A Milano la cocaina non gira a fiumi solo nelle feste di Alberto Genovese, l'imprenditore finito in carcere con l'accusa di stupro e diventato famoso per i party organizzati sulla sua terrazza Sentimento, in pieno centro e molto vicino a piazza Duomo, dove la «bianca» veniva servita agli ospiti su piatti di portata, come fosse finger food o un aperitivo. Ce ne sarebbe talmente tanta, ormai, anche in periferia e nella prima cintura urbana, che si rischierebbe addirittura di non riuscire a venderla. Meglio buttarsi su altre sostanze stupefacenti, come la marijuana, che avrebbero un miglior rendimento, soprattutto se a a «filiera corta», per usare un gergo tanto di moda adesso.

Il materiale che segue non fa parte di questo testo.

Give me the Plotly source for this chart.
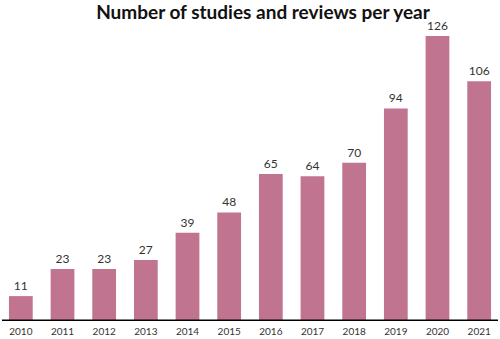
import plotly.graph_objects as go

years = ["2010", "2011", "2012", "2013", "2014", "2015", "2016", "2017", "2018", "2019", "2020", "2021"]
counts = [11, 23, 23, 27, 39, 48, 65, 64, 70, 94, 126, 106]

fig = go.Figure(go.Bar(
    x=years, y=counts,
    text=[str(c) for c in counts],
    textposition="outside",
    cliponaxis=False,
    textfont=dict(family="Lato", size=12, color="#333333"),
    marker=dict(color="#C0748F", line=dict(width=0)),
    width=0.57,
))

fig.update_layout(
    width=500, height=339,
    margin=dict(l=0, r=0, t=36, b=18, autoexpand=False),
    paper_bgcolor="white", plot_bgcolor="white",
    showlegend=False,
    title=dict(text="<b>Number of studies and reviews per year</b>",
               x=0.526, xanchor="center", y=0.965, yanchor="middle",
               font=dict(family="Lato", size=19, color="#111111")),
    xaxis=dict(type="category", range=[-0.5, 11.5], showgrid=False, zeroline=False,
               showline=False, ticks="", automargin=False, ticklabelstandoff=3,
               tickfont=dict(family="Lato", size=10, color="#333333")),
    yaxis=dict(range=[0, 126], visible=False, showgrid=False),
    shapes=[dict(type="line", xref="paper", yref="y", x0=0.004, x1=0.996, y0=0, y1=0,
                 line=dict(color="black", width=3))],
)

fig.write_html("out.html", config={"displayModeBar": False},
               post_script="document.body.style.margin='0';")
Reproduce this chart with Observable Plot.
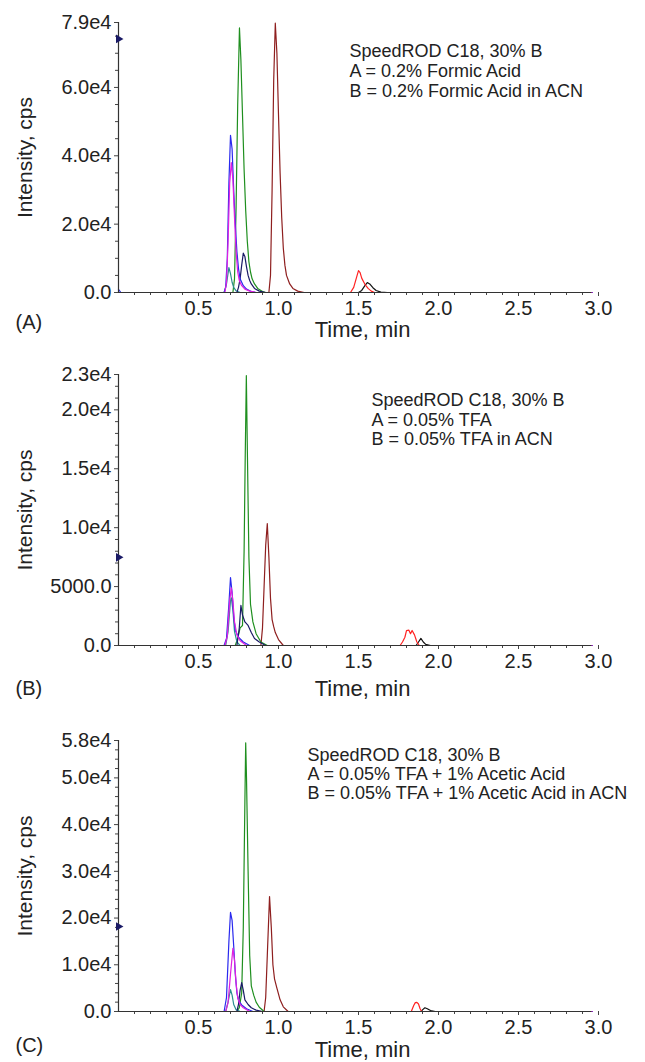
<!DOCTYPE html>
<html><head><meta charset="utf-8">
<script src="https://cdn.jsdelivr.net/npm/d3@7"></script>
<script src="https://cdn.jsdelivr.net/npm/@observablehq/plot@0.6"></script>
<style>
html,body{margin:0;padding:0;background:#fff;}
#chart svg{display:block;}
</style></head><body><div id="chart"></div>
<script>
// ---------- data (time in min, intensity in cps) ----------
const xTicks = [0.5, 1.0, 1.5, 2.0, 2.5, 3.0];
const xMinor = [0.1,0.2,0.3,0.4,0.6,0.7,0.8,0.9,1.1,1.2,1.3,1.4,1.6,1.7,1.8,1.9,2.1,2.2,2.3,2.4,2.6,2.7,2.8,2.9];
const tEnd = 2.96;

// Panel A
const A_yTicks = [0, 20000, 40000, 60000, 79000];
const A_yLabels = ["0.0", "2.0e4", "4.0e4", "6.0e4", "7.9e4"];
const A_yMinor = [5000,10000,15000,25000,30000,35000,45000,50000,55000,65000,70000,75000];
const A_black = [[0,0],[1.50,0],[1.52,600],[1.54,2000],[1.555,2900],[1.57,2500],[1.59,1400],[1.61,600],[1.64,100],[1.68,0],[tEnd,0]];
const A_red = [[0,0],[1.45,0],[1.47,1500],[1.49,4800],[1.50,6400],[1.51,5800],[1.52,4200],[1.54,2400],[1.56,1200],[1.58,400],[1.60,0],[tEnd,0]];
const A_brown = [[0,0],[0.94,0],[0.95,5000],[0.96,30000],[0.97,62000],[0.98,78800],[0.99,70000],[1.0,52000],[1.01,35000],[1.02,22000],[1.03,13000],[1.04,8000],[1.05,5000],[1.07,2500],[1.09,1200],[1.12,400],[1.16,0],[tEnd,0]];
const A_green = [[0,0],[0.715,0],[0.725,4000],[0.735,25000],[0.745,55000],[0.756,77400],[0.765,68000],[0.775,52000],[0.785,36000],[0.795,24000],[0.805,15000],[0.815,9000],[0.825,6000],[0.835,4000],[0.85,2500],[0.87,1200],[0.90,300],[0.92,0],[tEnd,0]];
const A_teal = [[0,0],[0.66,0],[0.675,2500],[0.69,7300],[0.70,5500],[0.71,3000],[0.72,1500],[0.735,500],[0.76,0],[tEnd,0]];
const A_navy = [[0,0],[0.74,0],[0.75,1500],[0.76,4000],[0.77,8000],[0.78,11500],[0.79,10500],[0.80,7500],[0.81,5000],[0.82,3500],[0.83,2500],[0.85,1200],[0.88,400],[0.92,0],[tEnd,0]];
const A_blue = [[0,900],[0.015,0],[0.66,0],[0.67,1500],[0.68,10000],[0.69,32000],[0.70,46000],[0.71,42000],[0.72,30000],[0.73,20000],[0.74,12000],[0.75,7000],[0.76,4000],[0.78,2000],[0.80,1000],[0.83,300],[0.86,0],[tEnd,0]];
const A_magenta = [[0,0],[0.665,0],[0.675,3000],[0.685,15000],[0.695,32000],[0.705,38000],[0.715,33000],[0.725,22000],[0.735,12000],[0.745,6000],[0.755,3500],[0.77,2000],[0.79,1000],[0.82,400],[0.86,0],[tEnd,0]];
const A_marker = [74200];
const A_note = "SpeedROD C18, 30% B\nA = 0.2% Formic Acid\nB = 0.2% Formic Acid in ACN";

// Panel B
const B_yTicks = [0, 5000, 10000, 15000, 20000, 23000];
const B_yLabels = ["0.0", "5000.0", "1.0e4", "1.5e4", "2.0e4", "2.3e4"];
const B_yMinor = [1000,2000,3000,4000,6000,7000,8000,9000,11000,12000,13000,14000,16000,17000,18000,19000,21000,22000];
const B_black = [[0,0],[1.86,0],[1.875,300],[1.89,600],[1.905,300],[1.92,100],[1.95,0],[tEnd,0]];
const B_red = [[0,0],[1.76,0],[1.775,300],[1.79,700],[1.80,1270],[1.815,1300],[1.825,1000],[1.835,1280],[1.85,900],[1.865,300],[1.88,0],[tEnd,0]];
const B_brown = [[0,0],[0.89,0],[0.90,1500],[0.91,5000],[0.92,8500],[0.93,10340],[0.94,7500],[0.95,4000],[0.96,2200],[0.97,1600],[0.98,1100],[1.0,500],[1.03,0],[tEnd,0]];
const B_green = [[0,0],[0.73,0],[0.745,600],[0.76,1500],[0.775,1700],[0.785,8000],[0.792,16000],[0.799,22900],[0.806,16000],[0.815,7500],[0.825,3500],[0.84,2000],[0.86,1000],[0.89,300],[0.93,0],[tEnd,0]];
const B_teal = [[0,0],[0.67,0],[0.685,1200],[0.70,3800],[0.705,4050],[0.715,3000],[0.725,1200],[0.74,300],[0.76,0],[tEnd,0]];
const B_navy = [[0,0],[0.74,0],[0.755,1500],[0.765,3400],[0.775,2600],[0.79,2000],[0.81,1700],[0.83,1100],[0.85,600],[0.88,300],[0.92,0],[tEnd,0]];
const B_blue = [[0,0],[0.66,0],[0.675,600],[0.69,3500],[0.70,5760],[0.71,4500],[0.72,2500],[0.73,1300],[0.75,700],[0.78,300],[0.82,0],[tEnd,0]];
const B_magenta = [[0,0],[0.665,0],[0.68,800],[0.695,3800],[0.705,4900],[0.715,3800],[0.725,2000],[0.74,900],[0.76,400],[0.80,0],[tEnd,0]];
const B_marker = [7480];
const B_note = "SpeedROD C18, 30% B\nA = 0.05% TFA\nB = 0.05% TFA in ACN";

// Panel C
const C_yTicks = [0, 10000, 20000, 30000, 40000, 50000, 58000];
const C_yLabels = ["0.0", "1.0e4", "2.0e4", "3.0e4", "4.0e4", "5.0e4", "5.8e4"];
const C_yMinor = [2000,4000,6000,8000,12000,14000,16000,18000,22000,24000,26000,28000,32000,34000,36000,38000,42000,44000,46000,48000,52000,54000,56000];
const C_black = [[0,0],[1.89,0],[1.905,500],[1.915,800],[1.93,600],[1.95,200],[1.98,0],[tEnd,0]];
const C_red = [[0,0],[1.83,0],[1.845,1300],[1.855,1900],[1.865,1950],[1.875,1600],[1.885,600],[1.895,0],[tEnd,0]];
const C_brown = [[0,0],[0.91,0],[0.92,3000],[0.93,12000],[0.944,24600],[0.955,18000],[0.965,10000],[0.975,7000],[0.99,5000],[1.01,2500],[1.03,1000],[1.06,0],[tEnd,0]];
const C_green = [[0,0],[0.74,0],[0.755,800],[0.77,4000],[0.78,18000],[0.79,45000],[0.795,57500],[0.80,50000],[0.81,30000],[0.82,12000],[0.83,5500],[0.845,3500],[0.86,2000],[0.88,900],[0.91,0],[tEnd,0]];
const C_teal = [[0,0],[0.67,0],[0.685,2000],[0.70,4700],[0.71,3500],[0.72,1500],[0.735,400],[0.76,0],[tEnd,0]];
const C_navy = [[0,0],[0.74,0],[0.75,1500],[0.76,4500],[0.77,6200],[0.78,4500],[0.79,2500],[0.81,1500],[0.83,800],[0.86,300],[0.90,0],[tEnd,0]];
const C_blue = [[0,0],[0.66,0],[0.675,3000],[0.69,15000],[0.70,21200],[0.71,19500],[0.72,14000],[0.73,8000],[0.74,4000],[0.75,2400],[0.77,1400],[0.80,600],[0.84,0],[tEnd,0]];
const C_magenta = [[0,0],[0.67,0],[0.685,2000],[0.70,8000],[0.715,13500],[0.725,11000],[0.735,6000],[0.745,3000],[0.76,1500],[0.78,800],[0.82,0],[tEnd,0]];
const C_marker = [18200];
const C_note = "SpeedROD C18, 30% B\nA = 0.05% TFA + 1% Acetic Acid\nB = 0.05% TFA + 1% Acetic Acid in ACN";

const colors = {black:"#111111", red:"#ff2222", brown:"#8e1f1f", green:"#1f8f1f", teal:"#2a8f8f", navy:"#1a1a66", blue:"#2a2aee", magenta:"#e020e0"};

// ---------- rendering ----------
const FONT = "'Liberation Sans', Arial, Helvetica, sans-serif";

function panel(cfg) {
  const labelMap = new Map(cfg.yTicks.map((v, i) => [v, cfg.yLabels[i]]));
  const lines = Object.entries(cfg.series).map(([name, pts]) =>
    Plot.line(pts, {x: d => d[0], y: d => d[1], stroke: colors[name], strokeWidth: 1.2}));
  return Plot.plot({
    width: 645,
    height: cfg.height,
    marginTop: 22,
    marginBottom: cfg.marginBottom,
    marginLeft: 118,
    marginRight: 47,
    style: {fontFamily: FONT, color: "#222", background: "#fff", overflow: "visible"},
    x: {domain: [0, 3.0]},
    y: {domain: [0, cfg.yMax]},
    marks: [
      Plot.axisY(cfg.yMinor, {anchor: "left", tickSize: 3, tickFormat: () => "", label: null, stroke: "#444"}),
      Plot.axisY(cfg.yTicks, {anchor: "left", tickSize: 4, tickPadding: 3, tickFormat: d => labelMap.get(d), fontSize: 20, label: null, stroke: "#444"}),
      Plot.axisX(xMinor, {anchor: "bottom", tickSize: 3, tickFormat: () => "", label: null, stroke: "#444"}),
      Plot.axisX(xTicks, {anchor: "bottom", tickSize: 4, tickPadding: 4, tickFormat: d => d.toFixed(1), fontSize: 20, label: null, stroke: "#444"}),
      ...lines,
      Plot.ruleX([0], {stroke: "#333", strokeWidth: 1.2}),
      Plot.ruleY([0], {x1: 0, x2: tEnd, stroke: "#333", strokeWidth: 1}),
      Plot.dot(cfg.marker, {x: 0, y: d => d, symbol: "triangle", r: 3.2, fill: "#1a1a66", stroke: "none", rotate: 90}),
      Plot.text(["Intensity, cps"], {frameAnchor: "left", dx: -93, rotate: -90, fontSize: 21, textAnchor: "middle", lineAnchor: "middle"}),
      Plot.text(["Time, min"], {frameAnchor: "bottom", dx: 4, dy: cfg.timeDy, fontSize: 22, lineAnchor: "middle"}),
      Plot.text([cfg.tag], {frameAnchor: "bottom-left", dx: -103, dy: cfg.tagDy, fontSize: 20, textAnchor: "start", lineAnchor: "middle"}),
      Plot.text([cfg.note], {frameAnchor: "top-left", dx: cfg.noteDx, dy: cfg.noteDy, fontSize: 18, textAnchor: "start", lineAnchor: "top", lineHeight: cfg.noteLH})
    ]
  });
}

const chart = document.getElementById("chart");
chart.append(panel({
  height: 352, marginBottom: 60, yMax: 79000, yTicks: A_yTicks, yLabels: A_yLabels, yMinor: A_yMinor,
  series: {black: A_black, red: A_red, brown: A_brown, green: A_green, teal: A_teal, navy: A_navy, blue: A_blue, magenta: A_magenta},
  marker: A_marker, note: A_note, noteDx: 231, noteDy: 20, noteLH: 1.11, tag: "(A)", tagDy: 30, timeDy: 37
}));
chart.append(panel({
  height: 366, marginBottom: 73, yMax: 23000, yTicks: B_yTicks, yLabels: B_yLabels, yMinor: B_yMinor,
  series: {black: B_black, red: B_red, brown: B_brown, green: B_green, teal: B_teal, navy: B_navy, blue: B_blue, magenta: B_magenta},
  marker: B_marker, note: B_note, noteDx: 253, noteDy: 18, noteLH: 1.08, tag: "(B)", tagDy: 43, timeDy: 43
}));
chart.append(panel({
  height: 344, marginBottom: 51, yMax: 58000, yTicks: C_yTicks, yLabels: C_yLabels, yMinor: C_yMinor,
  series: {black: C_black, red: C_red, brown: C_brown, green: C_green, teal: C_teal, navy: C_navy, blue: C_blue, magenta: C_magenta},
  marker: C_marker, note: C_note, noteDx: 189, noteDy: 7, noteLH: 1.05, tag: "(C)", tagDy: 34, timeDy: 38
}));
</script></body></html>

Questo curioso spaccato del mercato della droga milanese – decisamente spiazzante e lontano dal senso comune delle cose – emerge dalle intercettazioni contenute in un'ordinanza di custodia cautelare relativa agli ultimi sviluppi dell'inchiesta «Royale» della Direzione distrettuale antimafia del capoluogo lombardo (che coordina il Gico della Guardia di finanza e la Polizia locale), guidata dal procuratore aggiunto Alessandra Dolci, grazie alla quale sono state arrestate otto persone di nazionalità italiana e albanese.
Non si tratta, quindi, di uno studio approfondito, ma di riflessioni empiriche, o meglio di marketing spicciolo basato sui riscontri giornalieri di mercato di alcuni dei protagonisti di questa vicenda. Non per questo motivo meno interessante, però, e meritevole di un serio approfondimento da parte degli investigatori e degli analisti per comprendere le macro dinamiche di una delle maggiori piazze di spaccio d'Italia, da sempre considerata la più lucrosa per il business della cocaina che permette guadagni incredibili alle organizzazioni criminali, ‘ndrangheta in primis.
In una conversazione captata in Spagna nell'auto di uno degli indagati nel giugno del 2020, quando Milano iniziava a rialzarsi dopo la prima ondata della pandemia da Covid-19, due dei protagonisti di questa storia si lasciano andare a una serie di considerazioni piuttosto interessanti e contro intuitive. «A Milano anche se hai la bianca (la cocaina, ndr), ce l'hanno tutti. Non si vende facilmente. Perché ce l'hanno gli altri... Noi abbiamo tenuto la bianca in casa per mesi», dice uno all'altro, proseguendo: «Io ho ordinato sempre tanto ed è rimasta in casa, perché? Perché ce l'hanno tutti! È una cosa che non va così tanto come questa (la marijuana, ndr). Quando vendevo io la bianca con P. si vendeva, perché a noi appena ci arrivava la cedevamo direttamente perché non ce n'era tanta in giro, non trafficavano tutti, invece adesso anche le donne lo fanno. Lo fanno tutti, gli italiani sono una razza che non ha paura. Anche se finiscono in carcere, loro fanno (spacciano, ndr) droga lo stesso».
L’eccessiva offerta rispetto alla domanda di cocaina sulla piazza di Milano, commenta il gip di Milano nell'ordinanza, era divenuta tale che lo stesso loro stabile acquirente aveva momentaneamente cessato di trafficare in tale tipologia di stupefacente «E. prendeva otto (chilogrammi, ndr) a settimana! Otto a settimana! Perché c'era lavoro. Invece adesso gli dai la bianca e ti dice «non la voglio, non ho dove portarla». Otto a settimana la comprava con i soldi in mano giuro sulla testa dei miei figli! Avevo due punti di guadagno (2mila euro al chilo, ndr), sono 16mila a settimana. Come non si fanno i soldi? Si fanno eccome. Tu puoi dire: non c'è più in Italia perché lo fanno tutti. Fanno tutti droga».
Questa constatazione, scrive il gip, aveva spinto i due indagati a diversificare la loro attività, prevedendo di inserirsi nel mercato della marijuana del tipo Amnesia e hashish tipo Kritical, anche se il margine di guadagno sarebbe stato inferiore rispetto a quello che la cocaina garantiva un tempo. Per tale ragione, avevano pianificato e stavano realizzando grosse coltivazioni nel territorio spagnolo, geograficamente e logisticamente vicino all’Italia, che sono state oggetto di sequestro in collaborazione con la Brigata regional della polizia spagnola. La piantagione di cannabis più imponente era nascosta in una zona boschiva dell'area naturale di Noguera Ribagorzana. Ma ce n'era altra indoor. Sono state sequestrate 7.875 piante per un peso complessivo di quasi 5,8 tonnellate e un valore di mercato di 20 milioni di euro.